|ZFIN ID: ZDB-PUB-140611-1|
Grainyhead-like 3 regulation of endothelin-1 in the pharyngeal endoderm is critical for growth and development of the craniofacial skeleton
Dworkin, S., Simkin, J., Darido, C., Partridge, D.D., Georgy, S.R., Caddy, J., Wilanowski, T., Lieschke, G.J., Doggett, K., Heath, J.K., Jane, S.M.
|Source:||Mechanisms of Development 133: 77-90 (Journal)|
|Registered Authors:||Doggett, Karen, Dworkin, Seb, Heath, Joan K., Jane, Stephen M., Lieschke, Graham J.|
|Keywords:||Craniofacial defects, Endoderm, Endothelin-1, Grainyhead-like, Pharynx, grhl3|
|PubMed:||24915580 Full text @ Mech. Dev.|
Dworkin, S., Simkin, J., Darido, C., Partridge, D.D., Georgy, S.R., Caddy, J., Wilanowski, T., Lieschke, G.J., Doggett, K., Heath, J.K., Jane, S.M. (2014) Grainyhead-like 3 regulation of endothelin-1 in the pharyngeal endoderm is critical for growth and development of the craniofacial skeleton. Mechanisms of Development. 133:77-90.

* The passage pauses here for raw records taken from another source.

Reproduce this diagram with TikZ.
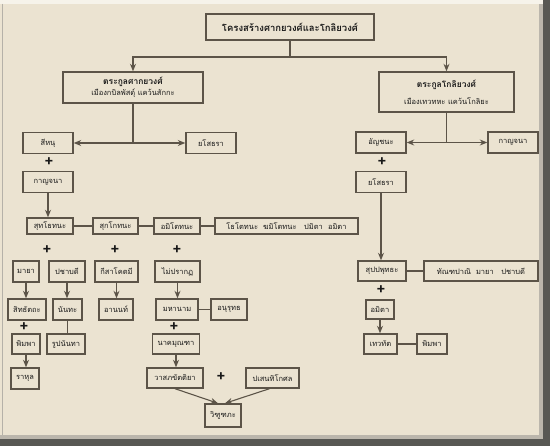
\documentclass[tikz,border=0pt]{standalone}
\usepackage{fontspec}
\newfontfamily\thaifont[Script=Thai]{Loma}
\usetikzlibrary{positioning, arrows.meta, calc}
\definecolor{paper}{RGB}{235,227,209}
\definecolor{boxline}{RGB}{92,84,72}
\definecolor{shadowgray}{RGB}{88,88,84}

\begin{document}
\begin{tikzpicture}[
		x=1pt, y=-1pt,
		>={Stealth[length=7.5pt, width=6pt]},
		person/.style={draw=boxline, line width=1.4pt, fill=paper, font=\thaifont\fontsize{7.5}{8.5}\selectfont, inner sep=1pt, minimum height=21pt, text=black!90},
		clan/.style={person, align=center},
		conn/.style={draw=boxline, line width=1.1pt},
		plus/.style={font=\thaifont\bfseries\fontsize{15}{15}\selectfont, inner sep=0pt, text=black!90}
		]
		
		% ==========================================
		% FRAME
		% ==========================================
		\useasboundingbox (0,0) rectangle (550,446);
		\fill[paper] (0,0) rectangle (550,446);
		\fill[white!55!paper] (0,0) rectangle (550,4);
		\fill[gray!45!paper] (539,4) rectangle (543,439);
		\fill[gray!45!paper] (0,435) rectangle (543,439);
		\fill[shadowgray] (543,0) rectangle (550,446);
		\fill[shadowgray] (0,439) rectangle (550,446);
		\draw[gray!50!paper, line width=1pt] (2,4) -- (2,435);
		
		% ==========================================
		% 1. TITLE AND THE TWO CLANS
		% ==========================================
		\node[person, font=\thaifont\bfseries\fontsize{9.5}{10}\selectfont, minimum width=168pt, minimum height=26pt] (title) at (290,27) {โครงสร้างศากยวงศ์และโกลิยวงศ์};
		
		\node[clan, minimum width=140pt, minimum height=31pt] (sakya) at (133,87.5) {{\bfseries\fontsize{8.5}{9}\selectfont ตระกูลศากยวงศ์}\\[1pt] เมืองกบิลพัสดุ์ แคว้นสักกะ};
		\node[clan, minimum width=135pt, minimum height=40pt] (koliya) at (446.5,92) {{\bfseries\fontsize{8.5}{9}\selectfont ตระกูลโกลิยวงศ์}\\[7pt] เมืองเทวทหะ แคว้นโกลิยะ};
		
		\coordinate (top-split) at (290,57);
		\draw[conn] (title) -- (top-split);
		\draw[conn, ->] (top-split) -| (sakya);
		\draw[conn, ->] (top-split) -| (koliya);
		
		% ==========================================
		% 2. SAKYA SIDE
		% ==========================================
		\node[person, minimum width=50pt] (sihanu) at (48,143) {สีหนุ};
		\node[person, minimum width=50pt] (yasoL) at (211,143) {ยโสธรา};
		\node[plus] (plus1) at (49,162) {+};
		\node[person, minimum width=50pt] (kanL) at (48,182) {กาญจนา};
		
		\coordinate (sakya-split) at (sakya.south |- sihanu);
		\draw[conn] (sakya) -- (sakya-split);
		\draw[conn, ->] (sakya-split) -- (sihanu);
		\draw[conn, ->] (sakya-split) -- (yasoL);
		
		% sons of Sihanu
		\node[person, minimum width=46pt, minimum height=16pt] (suddho) at (50,226) {สุทโธทนะ};
		\node[person, minimum width=45pt, minimum height=16pt] (sukko) at (115.5,226) {สุกโกทนะ};
		\node[person, minimum width=46pt, minimum height=16pt] (amito) at (177,226) {อมิโตทนะ};
		\node[person, minimum width=143pt, minimum height=16pt] (others) at (286.5,226) {โธโตทนะ\ \ ฆมิโตทนะ\ \ \ ปมิตา\ \ อมิตา};
		
		\draw[conn, ->] (kanL.south) -- (kanL.south |- suddho.north);
		\draw[conn] (suddho) -- (sukko) (sukko) -- (amito) (amito) -- (others);
		
		\node[plus] (plus2) at (47,250) {+};
		\node[plus] (plus3) at (115,250) {+};
		\node[plus] (plus4) at (177,250) {+};
		
		% wives
		\node[person, minimum width=26pt] (maya) at (26,271.5) {มายา};
		\node[person, minimum width=36pt] (pajapati) at (67,271.5) {ปชาบดี};
		\node[person, minimum width=43pt] (kisa) at (116.5,271.5) {กีสาโคตมี};
		\node[person, minimum width=45pt] (unknown) at (177.5,271.5) {ไม่ปรากฏ};
		
		% children
		\node[person, minimum width=38pt] (siddh) at (27,309.5) {สิทธัตถะ};
		\node[person, minimum width=29pt] (nanda) at (67.5,309.5) {นันทะ};
		\node[person, minimum width=34pt] (ananda) at (116,309.5) {อานนท์};
		\node[person, minimum width=42pt] (mahanama) at (177,309.5) {มหานาม};
		\node[person, minimum width=36pt] (anurud) at (229,309.5) {อนุรุทธ};
		
		\draw[conn, ->] (maya) -- (maya |- siddh.north);
		\draw[conn, ->] (pajapati) -- (pajapati |- nanda.north);
		\draw[conn, ->] (kisa) -- (kisa |- ananda.north);
		\draw[conn, ->] (unknown) -- (unknown |- mahanama.north);
		\draw[conn] (mahanama) -- (anurud);
		
		\node[plus] (plus5) at (24,327) {+};
		\node[plus] (plus6) at (174,327) {+};
		
		\node[person, minimum width=28pt, minimum height=20pt] (bimbaL) at (26,344) {พิมพา};
		\node[person, minimum width=38pt, minimum height=20pt] (rupa) at (66,344) {รูปนันทา};
		\node[person, minimum width=47pt, minimum height=20pt] (naga) at (176,344) {นาคมุณฑา};
		
		\draw[conn] (nanda) -- (nanda |- rupa.north);
		
		% grandchildren
		\node[person, minimum width=28pt] (rahula) at (25,378.5) {ราหุล};
		\node[person, minimum width=56pt, minimum height=20pt] (vasabha) at (175,378) {วาสภขัตติยา};
		\node[plus] (plus7) at (221,377) {+};
		\node[person, minimum width=53pt, minimum height=20pt] (pasen) at (272.5,378) {ปเสนทิโกศล};
		\node[person, minimum width=36pt, minimum height=23pt] (vidu) at (223,415.5) {วิฑูฑภะ};
		
		\draw[conn, ->] (bimbaL) -- (bimbaL |- rahula.north);
		\draw[conn, ->] (naga) -- (naga |- vasabha.north);
		\draw[conn, ->] (vasabha.south) -- ([xshift=-5pt]vidu.north);
		\draw[conn, ->] ([xshift=-3pt]pasen.south) -- ([xshift=2pt]vidu.north);
		
		% ==========================================
		% 3. KOLIYA SIDE
		% ==========================================
		\node[person, minimum width=50pt] (anchana) at (381,142.5) {อัญชนะ};
		\node[person, minimum width=50pt] (kanR) at (513,142.5) {กาญจนา};
		\node[plus] (plus8) at (382,162) {+};
		\node[person, minimum width=50pt] (yasoR) at (381,182) {ยโสธรา};
		
		\coordinate (koliya-split) at (koliya.south |- anchana);
		\draw[conn] (koliya) -- (koliya-split);
		\draw[conn, ->] (koliya-split) -- (anchana);
		\draw[conn, ->] (koliya-split) -- (kanR);
		
		\node[person, minimum width=48pt, minimum height=20pt] (suppa) at (382,271) {สุปปพุทธะ};
		\node[person, minimum width=114pt, minimum height=20pt] (dandap) at (481,271) {ทัณฑปาณิ\ \ มายา\ \ \ ปชาบดี};
		\node[plus] (plus9) at (381,290) {+};
		\node[person, minimum width=28pt, minimum height=19pt] (amita) at (380,309.5) {อมิตา};
		\node[person, minimum width=33pt, minimum height=20pt] (devad) at (380.5,344) {เทวทัต};
		\node[person, minimum width=30pt, minimum height=20pt] (bimbaR) at (432,344) {พิมพา};
		
		\draw[conn, ->] (yasoR) -- (yasoR |- suppa.north);
		\draw[conn] (suppa) -- (dandap);
		\draw[conn, ->] (amita) -- (amita |- devad.north);
		\draw[conn] (devad) -- (bimbaR);
		
	\end{tikzpicture}
\end{document}
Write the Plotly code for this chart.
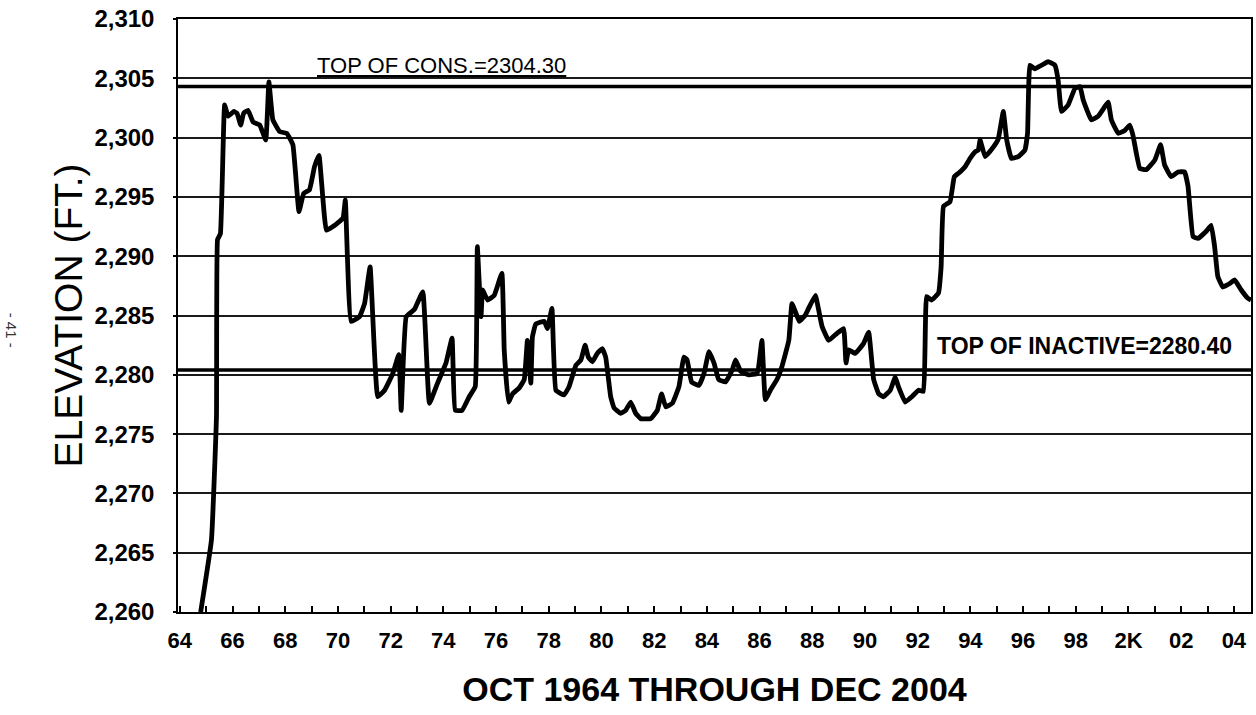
import plotly.graph_objects as go

# ---- data ----
years = [
    1964.79, 1965.20, 1965.39, 1965.43, 1965.54, 1965.70, 1965.83, 1966.05, 1966.17, 1966.31,
    1966.42, 1966.59, 1966.78, 1967.03, 1967.26, 1967.38, 1967.53, 1967.79, 1968.06, 1968.29,
    1968.52, 1968.70, 1968.92, 1969.11, 1969.28, 1969.56, 1969.81, 1970.19, 1970.28, 1970.50,
    1970.82, 1971.01, 1971.22, 1971.51, 1971.77, 1972.08, 1972.31, 1972.40, 1972.59, 1972.90,
    1973.22, 1973.47, 1973.78, 1974.10, 1974.33, 1974.45, 1974.71, 1974.98, 1975.21, 1975.29,
    1975.43, 1975.49, 1975.68, 1975.93, 1976.22, 1976.31, 1976.47, 1976.63, 1976.88, 1977.07,
    1977.19, 1977.32, 1977.38, 1977.51, 1977.83, 1977.95, 1978.12, 1978.27, 1978.58, 1978.77,
    1979.03, 1979.22, 1979.38, 1979.50, 1979.66, 1979.84, 1980.03, 1980.16, 1980.35, 1980.48,
    1980.73, 1980.92, 1981.11, 1981.30, 1981.49, 1981.87, 1982.12, 1982.28, 1982.44, 1982.69,
    1982.94, 1983.13, 1983.25, 1983.42, 1983.70, 1983.89, 1984.08, 1984.27, 1984.45, 1984.71,
    1984.96, 1985.09, 1985.28, 1985.59, 1985.91, 1986.09, 1986.22, 1986.41, 1986.66, 1986.85,
    1987.11, 1987.23, 1987.38, 1987.51, 1987.74, 1987.86, 1988.12, 1988.24, 1988.37, 1988.62,
    1988.94, 1989.19, 1989.28, 1989.38, 1989.63, 1989.95, 1990.14, 1990.33, 1990.52, 1990.70,
    1990.96, 1991.15, 1991.27, 1991.53, 1991.78, 1992.03, 1992.22, 1992.34, 1992.53, 1992.79,
    1992.89, 1992.98, 1993.23, 1993.39, 1993.55, 1993.80, 1993.99, 1994.18, 1994.30, 1994.37,
    1994.56, 1994.87, 1995.06, 1995.25, 1995.38, 1995.56, 1995.82, 1996.07, 1996.17, 1996.26,
    1996.45, 1996.70, 1996.95, 1997.21, 1997.33, 1997.46, 1997.71, 1997.97, 1998.16, 1998.28,
    1998.59, 1998.85, 1999.10, 1999.23, 1999.35, 1999.61, 1999.86, 2000.05, 2000.17, 2000.43,
    2000.68, 2001.00, 2001.22, 2001.37, 2001.62, 2001.88, 2002.13, 2002.26, 2002.45, 2002.64,
    2002.95, 2003.14, 2003.27, 2003.39, 2003.58, 2003.84, 2004.03, 2004.28, 2004.53, 2004.65,
]
elevation = [
    2260.0, 2266.1, 2276.5, 2291.4, 2291.9, 2302.75, 2301.8, 2302.2, 2302.05, 2301.06,
    2302.05, 2302.3, 2301.3, 2301.06, 2299.8, 2304.7, 2301.5, 2300.5, 2300.36, 2299.4,
    2293.75, 2295.3, 2295.6, 2297.55, 2298.5, 2292.2, 2292.5, 2293.2, 2294.74, 2284.5,
    2284.9, 2286.0, 2289.1, 2278.15, 2278.7, 2280.1, 2281.7, 2277.0, 2284.9, 2285.5,
    2287.0, 2277.6, 2279.3, 2281.0, 2283.1, 2277.0, 2277.0, 2278.15, 2279.0, 2290.8,
    2284.9, 2287.15, 2286.3, 2286.7, 2288.55, 2282.1, 2277.7, 2278.4, 2278.9, 2279.6,
    2282.9, 2279.3, 2283.2, 2284.3, 2284.5, 2283.9, 2285.6, 2278.7, 2278.3, 2279.0,
    2280.8, 2281.25, 2282.5, 2281.5, 2281.1, 2281.8, 2282.2, 2281.5, 2278.15, 2277.2,
    2276.75, 2277.0, 2277.7, 2276.75, 2276.3, 2276.3, 2277.0, 2278.4, 2277.3, 2277.6,
    2279.0, 2281.5, 2281.25, 2279.4, 2279.1, 2280.1, 2281.95, 2281.0, 2279.6, 2279.4,
    2280.4, 2281.25, 2280.3, 2280.0, 2280.1, 2282.9, 2277.9, 2278.7, 2279.6, 2280.7,
    2282.9, 2286.0, 2285.2, 2284.5, 2285.05, 2285.6, 2286.7, 2285.5, 2284.1, 2282.9,
    2283.5, 2283.9, 2281.0, 2282.1, 2281.8, 2282.65, 2283.6, 2279.6, 2278.4, 2278.15,
    2278.7, 2279.8, 2279.0, 2277.7, 2278.15, 2278.7, 2278.6, 2286.6, 2286.3, 2286.9,
    2289.1, 2294.2, 2294.6, 2296.7, 2297.0, 2297.55, 2298.25, 2298.8, 2298.95, 2299.8,
    2298.4, 2299.2, 2299.9, 2302.2, 2299.8, 2298.25, 2298.4, 2298.95, 2300.36, 2306.1,
    2305.8, 2306.1, 2306.4, 2306.1, 2304.85, 2302.2, 2302.75, 2304.15, 2304.3, 2303.2,
    2301.5, 2301.8, 2302.6, 2303.0, 2301.5, 2300.36, 2300.6, 2301.06, 2300.2, 2297.4,
    2297.3, 2298.1, 2299.4, 2297.7, 2296.7, 2297.1, 2297.1, 2295.9, 2291.65, 2291.5,
    2292.1, 2292.6, 2290.8, 2288.3, 2287.4, 2287.7, 2288.0, 2287.15, 2286.45, 2286.3,
]

tick_years = list(range(1964, 2005, 2))
tick_labels = ["64", "66", "68", "70", "72", "74", "76", "78", "80", "82", "84",
               "86", "88", "90", "92", "94", "96", "98", "2K", "02", "04"]
y_ticks = list(range(2260, 2311, 5))

TOP_CONS = 2304.30
TOP_INACTIVE = 2280.40

SANS = "Liberation Sans, Arial, sans-serif"

fig = go.Figure()
fig.add_trace(go.Scatter(
    x=years, y=elevation, mode="lines",
    line=dict(color="#000000", width=4.8, shape="spline", smoothing=0.3),
    showlegend=False, hoverinfo="skip",
))

for lvl in (TOP_CONS, TOP_INACTIVE):
    fig.add_shape(type="line", xref="paper", x0=0, x1=1, yref="y", y0=lvl, y1=lvl,
                  line=dict(color="#000000", width=3.5), layer="above")

fig.add_annotation(
    x=1969.11, y=2305, xref="x", yref="y", xanchor="left", yanchor="bottom",
    text="<u>TOP OF CONS.=2304.30</u>", showarrow=False, yshift=-2,
    font=dict(family=SANS, size=22, color="#000000"),
)
fig.add_annotation(
    x=1992.67, y=2282.4, xref="x", yref="y", xanchor="left", yanchor="middle",
    text="<b>TOP OF INACTIVE=2280.40</b>", showarrow=False,
    font=dict(family=SANS, size=23, color="#000000"),
)
fig.add_annotation(
    x=-0.1544, y=0.4755, xref="paper", yref="paper", xanchor="center", yanchor="middle",
    text="- 41 -", showarrow=False, textangle=90,
    font=dict(family=SANS, size=15, color="#333333"),
)

fig.update_layout(
    width=1256, height=715,
    margin=dict(l=178, r=3, t=19, b=103),
    paper_bgcolor="#ffffff", plot_bgcolor="#ffffff",
    xaxis=dict(
        range=[1963.93, 2004.65],
        tickvals=tick_years, ticktext=tick_labels,
        ticks="inside", ticklen=6, tickwidth=1.5, tickcolor="#000000",
        minor=dict(ticks="inside", dtick=1, tick0=1964, ticklen=6, tickwidth=1.5,
                   tickcolor="#000000", showgrid=False),
        showgrid=False, zeroline=False,
        showline=True, mirror=True, linecolor="#000000", linewidth=1.5,
        tickfont=dict(family=SANS, size=22, color="#000000", weight="bold"),
        ticklabelstandoff=8,
        title=dict(text="<b>OCT 1964 THROUGH DEC 2004</b>", standoff=25,
                   font=dict(family=SANS, size=34, color="#000000")),
    ),
    yaxis=dict(
        range=[2260, 2310],
        tickvals=y_ticks, tickformat=",d",
        ticks="outside", ticklen=3, tickwidth=1.5, tickcolor="#000000",
        showgrid=True, gridcolor="#1a1a1a", gridwidth=1.5, zeroline=False,
        showline=True, mirror=True, linecolor="#000000", linewidth=1.5,
        tickfont=dict(family=SANS, size=24, color="#000000", weight="bold"),
        ticklabelstandoff=14, ticklabeloverflow="allow",
        title=dict(text="ELEVATION (FT.)", standoff=0,
                   font=dict(family=SANS, size=39, color="#000000")),
    ),
)

fig.write_html("out.html", config={"displayModeBar": False},
               post_script="document.body.style.margin='0';")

ABSTRACTCraniofacial development is a highly conserved process that requires complex interactions between neural crest cells (NCCs) and pharyngeal tissues derived from all three germ layers. Signals emanating from the pharyngeal endoderm drive differentiation of NCCs into craniofacial cartilage, and disruption of this process underpins several human craniofacial defects (CFD). Here, we demonstrate that morpholino (MO)-mediated knockdown in zebrafish of the highly conserved transcription factor grainyhead-like 3 (grhl3), which is selectively expressed in the pharyngeal endoderm, leads to severe hypoplasia of the lower jaw cartilages. Phylogenetic analysis of conserved grhl-binding sites in gene regulatory regions identified endothelin-1 (edn1) as a putative direct grhl3 target gene, and this was confirmed by chromatin precipitation (ChIP) assays in zebrafish embryos. Injection of sub-phenotypic concentrations of MOs targeting both grhl3 and edn1 induced jaw abnormalities, and injection of edn1 mRNA into grhl3-morphants rescued both pharyngeal expression of the downstream effectors of edn1, and jaw cartilage formation. This study sheds new light on the role of endodermal endothelin-1 in vertebrate jaw development, and highlights potential new genetic defects that could underpin human CFD.